My poor wife to be. What trouble she will have with me. I can pat myself on the back and say what a loving, caring, giving person I am, and I am. But for her to deal with my hyper-focused phases and my lofty reachable dreams and my intense thoughts, she would need to be an angel of music to relate to this. The twist is that the angel of music is the phantom, but the phantom is so often me. My feelings feign hopelessness. I don't think there is a person in the world whose shoulders I can rest my head on. There is nobody whose lap I can snuggle into who I can connect with and who will get me. Wow would she be the gift of all time.
Do you know I corrupt people? Careful reading my words, I think they evoke emotions. I carry potion-tipped arrows behind each word which metaphorically gets shot through your monitor and into your soul. Don't think you can duck. My thoughts become your thoughts; I am contageous. I think luxury, people around me think luxury. I think sadness, people around me feel sadness. I think happy thoughts, people around me become unusually chipper.
I wish sometimes that my words would be taken at face value and not personally by the person receiving them. People love to relate what I speak as if I am speaking about them and their lives. I often have to include a "not you" disclaimer lest they get influenced by my sharp tongue behind my perched lips. Keep in mind, I don't even think the word perched exists in the context regarding lips and tongue, but that is the word that I thought was most appropriate, so I used it.
It is lonely being the one who doesn't have a wife, a girlfriend, or a friend. I have friends, but nobody I can turn to right this second whose had I can hold. There is nobody that looks at me with love-struck eyes, and there is nobody that thinks I am the greatest thing that G-d ever created. It would be great if I could fill that void with my own egotistical thoughts, but I am so realistic that I see my faults without judging them; they are just there to be lessened or mastered.

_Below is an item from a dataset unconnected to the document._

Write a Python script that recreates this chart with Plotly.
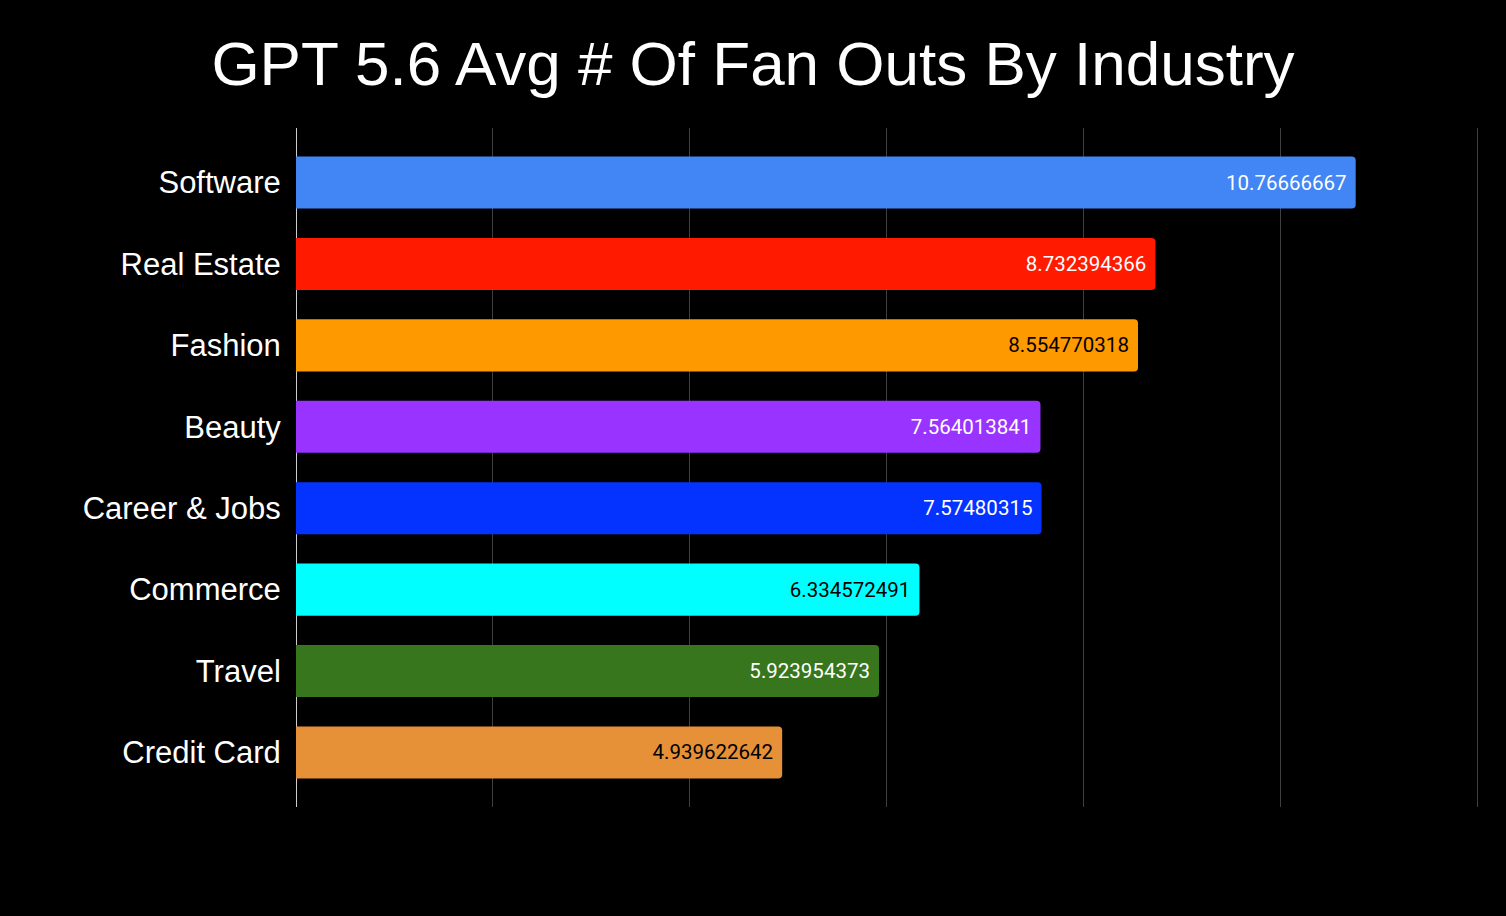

I do feel my empty heart. It hurts me physically every day and sometimes I can cry from the loneliness. My sadness is never dark; I live a very cheerful life. However, my feelings feel like echoes of a sound in a room with nobody to hear. What a waste is a soundwave which has no recipient. What a waste is an emotion that is sent out but never affects anyone you love. These are just echoes of my existence. My sound waves fade, and my emotions dissipate as they have nobody to receive them. Why is it that sound does not maintain its volume when it echoes in an empty room? It gets absorbed by the matter of the planet. I sometimes wish I were absorbed too.
Sometimes when I talk to people, they don't hear me; my words are wasted soundwaves. I do not speak quietly, yet my words pass around my intended recipient not evoking their attention or their interest; they are spoken as if I am not there. It feels so good for people to notice me as a person with a pulse. It would feel nicer if they would want to enter my thoughts and my emotions so that my words might have some import in their lives. (Import is a word to signify importance). Yet to many people I am invisible. There are a few outside my family who take an interest, but they cannot cure the emptiness I feel.
Do you know that a friend of mine got married a few weeks ago on a Sunday, and I didn't even know about the wedding until the Thursday night beforehand when I accidentally called his roommate? Him and I had a pact that we would be at eachother's weddings. Do you know another friend got engaged and told everyone at law school but he didn't tell me? I found out this morning at the prayer service where they announced his engagement and the location of his engagement party. Last semester, a friend of mine had a birthday party and invited everyone at school out to the city except for me. For each and every one of these missed invitations, each person felt terrible that they forgot about me, but that is exactly it. They forgot about me. I am not important enough to be in their thoughts.
I say this not as a complaint, but as a matter of fact statement without emotion. I know my family thinks about me. I know my rabbi and his family think about me. I know maybe a few people from law school think about me. I'm sure people talk about me. But generally, I am invisible.
Then I wonder whether it is actually me that shuts THEM out. Do I block them out from my life and so that have no room to squeeze into the fragments of space I have left for them? Do I not let them in?!? My heart chakra is closed -- are the doors to my friendship and my heart also closed? I have such a difficult time connecting to people because many of those around me are stone cold, fully absorbed in their own overwhelmed existence. They don't even look into my eyes. Do I have fire coming from them?
Readers, I am truly sorry if you wanted for this blog entry to end a long time ago. There is no end to this thought because there was no beginning. These are lingering thoughts that ruminate in my head. I feel this way most of the time, every day. There are my predominant thoughts if I do not control them with focused subject-matter. Sweet dreams. Gut chodesh (it's the new Hebrew month of Nissan).